Plotagon and Gilgamesh

I have no idea whether this was worth doing, but what the heck.

//www.youtube-nocookie.com/embed/f7gJoul9qiw?rel=0&hd=720&cc_load_policy=1

The software is Plotagon, which is free and in beta. It was shared with me by Tom Hodgers, a member of the POT Cert class, because I was looking for a replacement for the now defunct Xtranormal. I ran it on Mac OS 10.6 even though it requires 10.7. Then I uploaded to Vimeo, until I realized they (still) don’t have captions. So I uploaded to YouTube, put in the script for the new transcribing service, and then used a special embed code (cc_load_policy=1) to force the captions to show.

OK, so pedagogy. Students have trouble understanding the old poems and epics, unless translated in a way that makes them distinctly unpoetic. For one of my major topics in early Western Civilzation, heroic narratives, they need to encounter Gilgamesh, The Odyssey, and Beowulf (so they can work on – like last week’s class, epics like Star Wars, Shrek, and Forrest Gump – yes, that’s what they chose).

Short of spending weeks in Second Life, I don’t have an easy way to create characters in settings that would portray the text, and I’m not sure I want that. There’s something more pure about a reading rather than a performance for these epics, which were, after all, in the oral tradition.

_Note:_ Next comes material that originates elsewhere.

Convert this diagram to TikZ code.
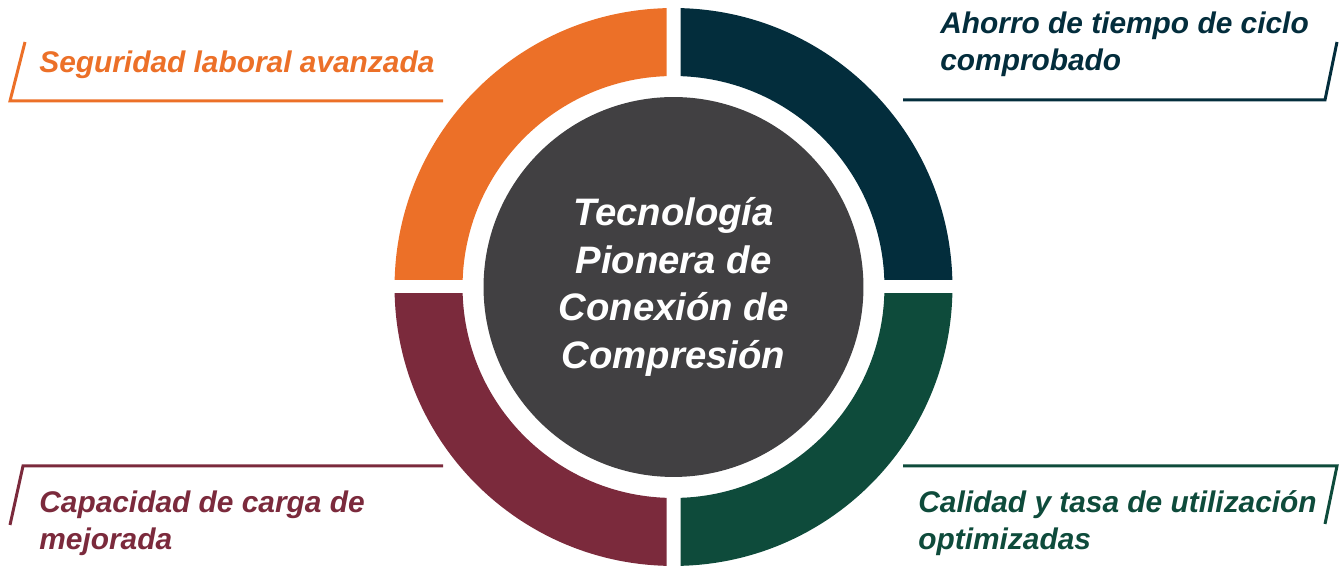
\documentclass[tikz,border=0pt]{standalone}
\usepackage{fontspec}
\setmainfont{Liberation Sans}
\usepackage{xcolor}

\definecolor{segorange}{HTML}{EC7028}
\definecolor{ahorronavy}{HTML}{032D3C}
\definecolor{cargamaroon}{HTML}{7B2A3C}
\definecolor{calidadgreen}{HTML}{0E4B3B}
\definecolor{coregrey}{HTML}{414042}

\tikzset{
  itemtext/.style={font=\fontsize{17}{21.6}\selectfont\bfseries\itshape, inner sep=0pt, align=left, anchor=base west},
  itemline/.style={line width=1.7pt},
  ring/.style={even odd rule},
}

\begin{document}
\begin{tikzpicture}[x=0.02cm,y=0.02cm]
\useasboundingbox (0,0) rectangle (1340,567);

% four quarters of the ring
\begin{scope}
\clip (680.5,287) rectangle ++(300,300);
\fill[ring, ahorronavy] (673.5,280) circle [radius=5.58cm] circle [radius=4.22cm];
\end{scope}
\begin{scope}
\clip (666.5,287) rectangle ++(-300,300);
\fill[ring, segorange] (673.5,280) circle [radius=5.58cm] circle [radius=4.22cm];
\end{scope}
\begin{scope}
\clip (666.5,273) rectangle ++(-300,-300);
\fill[ring, cargamaroon] (673.5,280) circle [radius=5.58cm] circle [radius=4.22cm];
\end{scope}
\begin{scope}
\clip (680.5,273) rectangle ++(300,-300);
\fill[ring, calidadgreen] (673.5,280) circle [radius=5.58cm] circle [radius=4.22cm];
\end{scope}

% centre
\node (core) [circle, fill=coregrey, minimum size=7.6cm, inner sep=0pt, text=white, align=center,
  font=\fontsize{21.8}{27.2}\selectfont\bfseries\itshape] at (673.5,280)
  {Tecnología\\Pionera de\\Conexión de\\Compresión};

% labels (base of a two-line node is its last line)
\node (seguridad) [itemtext, text=segorange] at (39,494) {Seguridad laboral avanzada};
\draw[itemline, segorange] (25,525) -- (10,466) -- (443,466);

\node (ahorro) [itemtext, text=ahorronavy] at (940,496) {Ahorro de tiempo de ciclo\\comprobado};
\draw[itemline, ahorronavy] (903,467) -- (1325,467) -- (1337,525);

\node (carga) [itemtext, text=cargamaroon] at (39,17) {Capacidad de carga de\\mejorada};
\draw[itemline, cargamaroon] (443,101) -- (23,101) -- (10,42);

\node (calidad) [itemtext, text=calidadgreen] at (918,17) {Calidad y tasa de utilización\\optimizadas};
\draw[itemline, calidadgreen] (903,101) -- (1337,101) -- (1325,43);
\end{tikzpicture}
\end{document}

In this program I can create a “reading” instead of a show, like one might see at the reading of a play. No costumes, sets or production values. This imitates that, and I confess I came at all this backward after playing with the program, which I could not at first find a use for. So now all the people who will say, “That’s not pedagogy first! That’s technology first!” will feel vindicated. And I should probably double-post to ds106.